Dr. Trevor Van Schooneveld has been interested in education on a variety of levels. He is the program director for their ID fellowship and has been for the last 10 years. He serves as core faculty for the IM residency and he is the rotation director for their General ID rotation. He also provides numerous lectures for the medical students. He is also the medical director for both their hospital and state antimicrobial stewardship programs where he gets to provide lots of education related to antibiotic use.
How did you get interested in medical education?
I spent a year as an IM chief resident leading morning report, providing lectures, and teaching residents and found it very rewarding and wanted it to continue to be part of my career. As a fellow I noted many residents lacked ID knowledge and was passionate about helping them better understand how to interpret microbiology tests, diagnose infectious, and choose antimicrobials. My career has been a continuation of this work.
How have you integrated medical education into your career?

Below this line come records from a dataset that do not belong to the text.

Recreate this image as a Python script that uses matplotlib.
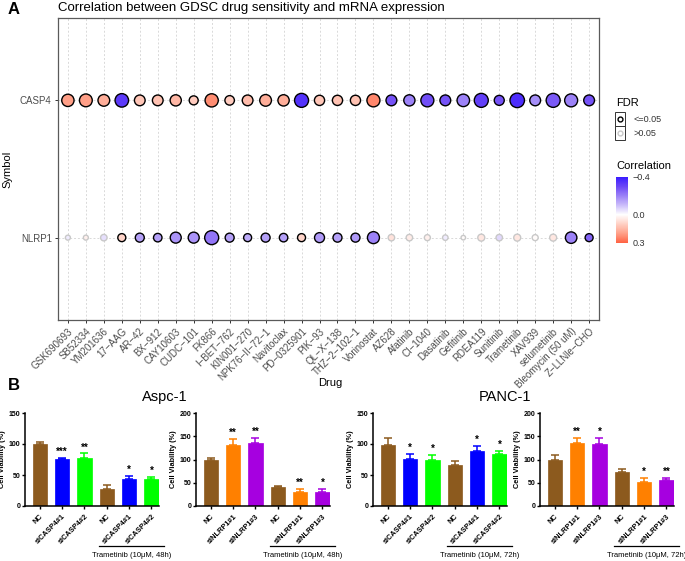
import numpy as np
import matplotlib
matplotlib.use('Agg')
import matplotlib.pyplot as plt
import matplotlib.transforms as mtransforms
from matplotlib.colors import LinearSegmentedColormap, Normalize
from matplotlib.patches import Rectangle
from matplotlib.cm import ScalarMappable

plt.rcParams['font.family'] = ['Liberation Sans', 'DejaVu Sans']

# ---------------- panel A data ----------------
drugs = ['GSK690693', 'SB52334', 'YM201636', '17\u2212AAG', 'AR\u221242', 'BX\u2212912',
         'CAY10603', 'CUDC\u2212101', 'FK866', 'I\u2212BET\u2212762', 'KIN001\u2212270',
         'NPK76\u2212II\u221272\u22121', 'Navitoclax', 'PD\u22120325901', 'PIK\u221293',
         'QL\u2212X\u2212138', 'THZ\u22122\u2212102\u22121', 'Vorinostat', 'AZ628', 'Afatinib',
         'CI\u22121040', 'Dasatinib', 'Gefitinib', 'RDEA119', 'Sunitinib', 'Trametinib',
         'XAV939', 'selumetinib', 'Bleomycin (50 uM)', 'Z\u2212LLNle\u2212CHO']
symbols = ['NLRP1', 'CASP4']

casp4_corr = [0.20, 0.20, 0.17, -0.33, 0.12, 0.13, 0.15, 0.11, 0.23, 0.11,
              0.14, 0.17, 0.17, -0.35, 0.12, 0.13, 0.13, 0.24, -0.28, -0.20,
              -0.29, -0.28, -0.20, -0.32, -0.28, -0.36, -0.18, -0.27, -0.20, -0.28]
casp4_logfdr = [8.3, 8.8, 7.7, 9.5, 6.7, 6.7, 7.2, 5.0, 9.2, 5.5,
                6.7, 7.7, 7.3, 10.0, 6.2, 6.2, 6.2, 9.0, 6.8, 7.2,
                9.0, 6.8, 8.5, 10.0, 6.0, 10.5, 6.8, 10.0, 9.0, 6.8]
casp4_sig = [1] * 30

nlrp1_corr = [-0.03, 0.03, -0.05, 0.09, -0.15, -0.15, -0.17, -0.17, -0.22, -0.15,
              -0.13, -0.15, -0.15, 0.09, -0.16, -0.15, -0.16, -0.20, 0.06, 0.04,
              0.03, -0.03, 0.01, 0.05, -0.06, 0.05, 0.01, 0.05, -0.20, -0.25]
nlrp1_logfdr = [1.0, 1.0, 2.5, 4.0, 5.0, 4.5, 7.0, 7.0, 10.0, 5.0,
                4.0, 5.0, 4.5, 4.0, 6.0, 5.0, 5.0, 8.0, 2.5, 2.5,
                2.0, 1.5, 0.5, 3.0, 2.5, 3.0, 2.0, 3.0, 7.5, 4.0]
nlrp1_sig = [0, 0, 0] + [1] * 15 + [0] * 10 + [1, 1]

# ---------------- panel B data ----------------
casp4_groups = ['NC', 'siCASP4#1', 'siCASP4#2', 'NC', 'siCASP4#1', 'siCASP4#2']
nlrp1_groups = ['NC', 'siNLRP1#1', 'siNLRP1#3', 'NC', 'siNLRP1#1', 'siNLRP1#3']

aspc_casp4_mean = [100, 76.5, 77.5, 27.5, 43.5, 43.5]
aspc_casp4_err = [4, 1.5, 7.5, 6.5, 4.5, 3.5]
aspc_casp4_stars = ['', '***', '**', '', '*', '*']

aspc_nlrp1_mean = [99, 132, 136, 41, 31, 30]
aspc_nlrp1_err = [5, 12, 11, 2, 5, 6]
aspc_nlrp1_stars = ['', '**', '**', '', '**', '*']

panc_casp4_mean = [99, 75.5, 73.5, 66, 88.5, 83.5]
panc_casp4_err = [11, 8, 9.5, 6, 8.5, 5]
panc_casp4_stars = ['', '*', '*', '', '*', '*']

panc_nlrp1_mean = [99, 136, 134, 74, 51, 56]
panc_nlrp1_err = [10, 10, 12, 6, 10, 5]
panc_nlrp1_stars = ['', '**', '*', '', '*', '**']

treat_48 = 'Trametinib (10\u03bcM, 48h)'
treat_72 = 'Trametinib (10\u03bcM, 72h)'

bar_colors = {'NC': '#8C5A1E', 'siCASP4#1': '#0000FF', 'siCASP4#2': '#00FF00',
              'siNLRP1#1': '#FF8000', 'siNLRP1#3': '#A600E0'}

W, H = 685, 561
fig = plt.figure(figsize=(W / 100, H / 100), dpi=100)


def px_rect(left, top, right, bottom):
    return [left / W, 1 - bottom / H, (right - left) / W, (bottom - top) / H]


cmap = LinearSegmentedColormap.from_list(
    'corr', [(0.0, '#3A1CFF'), (0.143, '#6C48F6'), (0.286, '#9C82F7'),
             (0.429, '#CCBEFA'), (0.571, '#FFFFFF'), (0.714, '#FFD0C4'),
             (0.857, '#FFA088'), (1.0, '#FF6243')])
norm = Normalize(vmin=-0.4, vmax=0.3)

# ---------------- panel A ----------------
axA = fig.add_axes(px_rect(58, 18, 599, 320))
xs = np.arange(1, len(drugs) + 1)
for xv in xs:
    axA.axvline(xv, color='#D9D9D9', lw=0.7, ls=(0, (2, 2)), zorder=0)
for yv in (1, 2):
    axA.axhline(yv, color='#D9D9D9', lw=0.7, ls=(0, (2, 2)), zorder=0)

for row, corr, lf, sig in ((2, casp4_corr, casp4_logfdr, casp4_sig),
                           (1, nlrp1_corr, nlrp1_logfdr, nlrp1_sig)):
    corr = np.array(corr)
    diam = 4 + np.array(lf)
    sig = np.array(sig, dtype=bool)
    sizes = (diam * 0.72) ** 2
    edge = np.where(sig, 'black', '#C8C8C8')
    axA.scatter(xs, np.full(len(xs), row), s=sizes, c=corr, cmap=cmap, norm=norm,
                edgecolors=list(edge), linewidths=1.0, zorder=3)

axA.set_xlim(0.45, 30.55)
axA.set_ylim(0.4, 2.6)
axA.set_xticks(xs)
axA.set_xticklabels(drugs, rotation=45, ha='right', va='top', rotation_mode='anchor',
                    fontsize=7, color='#4D4D4D')
axA.set_yticks([1, 2])
axA.set_yticklabels(symbols, fontsize=7, color='#4D4D4D')
axA.tick_params(length=2.5, width=0.7, color='#333333', pad=2)
for sp in axA.spines.values():
    sp.set_color('#5A5A5A')
    sp.set_linewidth(0.9)
axA.set_ylabel('Symbol', fontsize=8, labelpad=6)
axA.yaxis.set_label_coords(-0.085, 0.5)

fig.text(58 / W, 1 - 8 / H, 'Correlation between GDSC drug sensitivity and mRNA expression',
         fontsize=9.5, ha='left', va='center')
fig.text(8 / W, 1 - 9 / H, 'A', fontsize=12, fontweight='bold', ha='left', va='center')
fig.text(330 / W, 1 - 383 / H, 'Drug', fontsize=8, ha='center', va='center')

# FDR legend
fig.text(616 / W, 1 - 103 / H, 'FDR', fontsize=8, ha='left', va='center')
for i, (lab, ec) in enumerate((('<=0.05', 'black'), ('>0.05', '#C8C8C8'))):
    top = 112 + i * 14
    fig.patches.append(Rectangle((615 / W, 1 - (top + 14) / H), 10 / W, 14 / H,
                                 transform=fig.transFigure, fill=False,
                                 ec='#333333', lw=0.7))
    fig.lines.append(plt.Line2D([620 / W], [1 - (top + 7) / H], transform=fig.transFigure,
                                marker='o', ms=3.5, mfc='white', mec=ec, mew=1.0, ls=''))
    fig.text(633 / W, 1 - (top + 7) / H, lab, fontsize=6.5, color='#333333',
             ha='left', va='center')

fig.text(616 / W, 1 - 166 / H, 'Correlation', fontsize=8, ha='left', va='center')
cax = fig.add_axes(px_rect(616, 177, 628, 243))
cb = fig.colorbar(ScalarMappable(norm=norm, cmap=cmap), cax=cax)
cb.outline.set_visible(False)
cax.invert_yaxis()
cb.set_ticks([-0.4, 0.0, 0.3])
cb.set_ticklabels(['\u22120.4', '0.0', '0.3'])
cax.tick_params(length=0, labelsize=6.5, labelcolor='#333333', pad=3)

# ---------------- panel B ----------------
fig.text(8 / W, 1 - 386 / H, 'B', fontsize=12, fontweight='bold', ha='left', va='center')
fig.text(165 / W, 1 - 397 / H, 'Aspc-1', fontsize=10.5, ha='center', va='center')
fig.text(505 / W, 1 - 397 / H, 'PANC-1', fontsize=10.5, ha='center', va='center')

panels = [
    (25, casp4_groups, aspc_casp4_mean, aspc_casp4_err, aspc_casp4_stars, 150, treat_48),
    (196, nlrp1_groups, aspc_nlrp1_mean, aspc_nlrp1_err, aspc_nlrp1_stars, 200, treat_48),
    (373, casp4_groups, panc_casp4_mean, panc_casp4_err, panc_casp4_stars, 150, treat_72),
    (540, nlrp1_groups, panc_nlrp1_mean, panc_nlrp1_err, panc_nlrp1_stars, 200, treat_72),
]

for left, groups, means, errs, stars, ymax, treat in panels:
    ax = fig.add_axes(px_rect(left, 413, left + 134, 506))
    x = np.arange(len(groups))
    cols = [bar_colors[g] for g in groups]
    ax.bar(x, means, width=0.64, color=cols, edgecolor=cols, linewidth=0.5, zorder=2)
    for xi, m, e, c, st in zip(x, means, errs, cols, stars):
        ax.errorbar(xi, m, yerr=[[0], [e]], fmt='none', ecolor=c, elinewidth=1.1,
                    capsize=3, capthick=1.1, zorder=1)
        if st:
            ax.text(xi, m + e + ymax * 0.01, st, ha='center', va='bottom',
                    fontsize=7, fontweight='bold')
    ax.set_xlim(-0.66, 5.34)
    ax.set_ylim(0, ymax)
    ax.set_yticks(np.arange(0, ymax + 1, 50))
    for lab in ax.set_yticklabels([str(v) for v in np.arange(0, ymax + 1, 50)]):
        lab.set_fontweight('bold')
    ax.set_xticks(x)
    ax.set_xticklabels(groups, rotation=45, ha='right', va='top', rotation_mode='anchor',
                       fontsize=5.3, fontweight='bold')
    ax.tick_params(axis='both', length=2.5, width=1.0, labelsize=5.0, pad=1)
    ax.tick_params(axis='x', pad=2.5, labelsize=5.3)
    for s in ('top', 'right'):
        ax.spines[s].set_visible(False)
    for s in ('left', 'bottom'):
        ax.spines[s].set_linewidth(1.1)
    ax.set_ylabel('Cell Viability (%)', fontsize=5.3, fontweight='bold')
    ax.yaxis.set_label_coords(-0.145, 0.5)
    trans = mtransforms.blended_transform_factory(ax.transData, ax.transAxes)
    ax.plot([2.65, 5.55], [-0.43, -0.43], transform=trans, color='black', lw=0.9,
            clip_on=False)
    ax.text(4.1, -0.53, treat, transform=trans, ha='center', va='center', fontsize=5.5)

fig.savefig('out.png', dpi=100)
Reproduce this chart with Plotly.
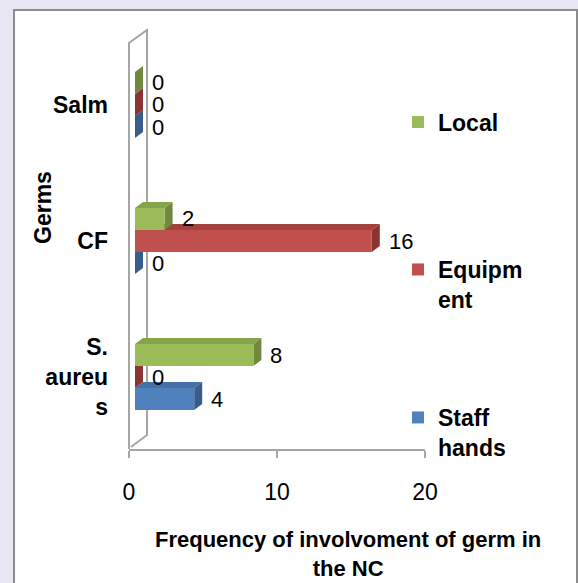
import plotly.graph_objects as go

# ---------------- data ----------------
categories = ["S. aureus", "CF", "Salm"]
category_labels = ["S.<br>aureu<br>s", "CF", "Salm"]
series_names = ["Staff<br>hands", "Equipm<br>ent", "Local"]
staff_hands = [4, 0, 0]
equipment = [0, 16, 0]
local = [8, 2, 0]
x_ticks = [0, 10, 20]
x_title = "Frequency of involvoment of germ in<br>the NC"
y_title = "Germs"

series_values = [staff_hands, equipment, local]

# ---------------- layout helpers ----------------
W, H = 578, 583
L, R = 129, 425      # plot area in pixels (x)
T, B = 30, 449       # plot area in pixels (y)


def px_x(p):
    return (p - L) / (R - L)


def px_y(p):
    return (B - p) / (B - T)


FONT = "Liberation Sans"
front_colors = ["#4F81BD", "#C0504D", "#9BBB59"]
top_colors = ["#4571A9", "#A3413E", "#86A44A"]
side_colors = ["#385D8A", "#8C3431", "#71893F"]
legend_ids = ["legend3", "legend2", "legend"]
legend_centers = [418, 270, 122.5]

bar_h = 0.162
offsets = [-bar_h, 0.0, bar_h]
depth_x = 0.54
depth_y = 0.044
px_per_unit = (R - L) / 20.0
front_shift = 6 / px_per_unit

fig = go.Figure()
shapes = []
annotations = []

# card background
shapes.append(dict(type="rect", xref="paper", yref="paper",
                   x0=px_x(14), x1=px_x(577), y0=px_y(10), y1=px_y(595),
                   fillcolor="white", line=dict(color="#8C8C8C", width=2),
                   layer="below"))
# 3D wall outline
wall = "M{:.4f},{:.4f} L{:.4f},{:.4f} L{:.4f},{:.4f} L{:.4f},{:.4f} L{:.4f},{:.4f}".format(
    px_x(129), px_y(449), px_x(129), px_y(43), px_x(147), px_y(30),
    px_x(147), px_y(435), px_x(131), px_y(447))
shapes.append(dict(type="path", xref="paper", yref="paper", path=wall,
                   line=dict(color="#A6A6A6", width=2), layer="below"))

# empty trace so that the visible x/y subplot is created
fig.add_trace(go.Scatter(x=[None], y=[None], xaxis="x", yaxis="y",
                         showlegend=False, hoverinfo="skip"))

for si, vals in enumerate(series_values):
    ys = [i + offsets[si] for i in range(len(categories))]
    fig.add_trace(go.Bar(
        x=vals, y=ys, orientation="h", width=bar_h,
        marker=dict(color=front_colors[si], line=dict(width=0)),
        name=series_names[si], xaxis="x2", yaxis="y",
        legend=legend_ids[si], showlegend=True,
        hovertext=[f"{c}: {v}" for c, v in zip(categories, vals)],
        hoverinfo="text",
    ))
    for v, y in zip(vals, ys):
        yt = y + bar_h / 2
        yb = y - bar_h / 2
        top = "M0,{yt} L{v},{yt} L{vd},{ytd} L{dx},{ytd} Z".format(
            yt=yt, v=v, vd=v + depth_x, ytd=yt + depth_y, dx=depth_x)
        side = "M{v},{yb} L{vd},{ybd} L{vd},{ytd} L{v},{yt} Z".format(
            v=v, vd=v + depth_x, yb=yb, ybd=yb + depth_y, ytd=yt + depth_y, yt=yt)
        shapes.append(dict(type="path", xref="x2", yref="y", path=top,
                           fillcolor=top_colors[si], line=dict(width=0), layer="below"))
        shapes.append(dict(type="path", xref="x2", yref="y", path=side,
                           fillcolor=side_colors[si], line=dict(width=0), layer="below"))
        annotations.append(dict(x=v, y=y, xref="x2", yref="y", text=str(v),
                                showarrow=False, xanchor="left", yanchor="middle",
                                xshift=16, borderpad=0,
                                font=dict(family=FONT, size=22, color="black")))

# axis titles
annotations.append(dict(x=px_x(43), y=px_y(208), xref="paper", yref="paper",
                        text=y_title, textangle=-90, showarrow=False,
                        xanchor="center", yanchor="middle",
                        font=dict(family=FONT, size=23, color="black", weight="bold")))
annotations.append(dict(x=px_x(348), y=px_y(554), xref="paper", yref="paper",
                        text=x_title, showarrow=False, borderpad=0,
                        xanchor="center", yanchor="middle",
                        font=dict(family=FONT, size=22, color="black", weight="bold")))

legend_common = dict(
    xanchor="left", yanchor="top", bgcolor="rgba(0,0,0,0)", borderwidth=0,
    valign="top", font=dict(family=FONT, size=23, color="black", weight="bold"),
)
legends = {}
for lid, cy in zip(legend_ids, legend_centers):
    legends[lid] = dict(x=px_x(398), y=px_y(cy - 22), **legend_common)

fig.update_layout(
    width=W, height=H, autosize=False,
    margin=dict(l=L, r=W - R, t=T, b=H - B, pad=0),
    paper_bgcolor="#E8E6F3", plot_bgcolor="white",
    barmode="overlay",
    font=dict(family=FONT, color="black"),
    xaxis=dict(range=[0, 20], tickvals=x_ticks, ticktext=[str(t) for t in x_ticks],
               showgrid=False, zeroline=False, showline=True, linecolor="#A6A6A6",
               linewidth=2, ticks="outside", ticklen=7, tickcolor="#A6A6A6", tickwidth=2,
               ticklabelstandoff=14,
               tickfont=dict(family=FONT, size=23, color="black")),
    xaxis2=dict(range=[-front_shift, 20 - front_shift], overlaying="x", anchor="y",
                visible=False, showgrid=False, zeroline=False),
    yaxis=dict(range=[-0.529, 2.551], tickvals=list(range(len(categories))),
               ticktext=category_labels, showgrid=False, zeroline=False,
               showline=False, ticks="", ticklabelstandoff=20,
               tickfont=dict(family=FONT, size=23, color="black", weight="bold")),
    shapes=shapes,
    annotations=annotations,
    **legends,
)

fig.write_html("out.html", config={"displayModeBar": False},
               post_script="document.body.style.margin='0';document.body.style.overflow='hidden';")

I lead our ID fellowship and so lead curricular creation/development as well as working with the fellows quite a bit. I greatly enjoy mentoring them in what it looks like to be an ID clinician. In addition education is an essential part of antimicrobial stewardship. As part of our program we have developed a nationally recognized website with numerous highly referenced guidelines and protocols. I am also the medical director of our state stewardship outreach program and so have been able to work with dozens of small hospitals in our state to help them develop their own stewardship program.
How did you transform your interest in medical education into a career?
Being interested in education antimicrobial stewardship and fellowship program director were great fits. I greatly enjoyed helping shape the practice of both local clinicians through stewardship and ID trainees through out fellowship. These have been very rewarding.
What is one medical innovation that makes you the most proud?
I would say creating and developing our ID fellowship. When I started I was tasked with starting an ID fellowship at our institution which I successfully did. When we started we were very small taking only 1 fellow per year but now have three fellows per year.
How have you transformed your medical education work into scholarship?
Education is a huge part of all stewardship initiatives and we have worked to measure clinical changes brought about by our stewardship work. Some examples include improvements in care of diabetic foot infections and treatment of C. difficile which we have published. We also published our work with small hospital stewardship programs supporting their program development through programmatic feedback.
What are some of the most rewarding aspects of your career as an educator thus far?
Seeing clinicians put into practice the principles I have taught them and then pass them onto students has been very rewarding as is seeing our ID fellows graduate and go into practice. Additionally it has been fantastic to see smaller hospital work to implement effective antimicrobial stewardship program.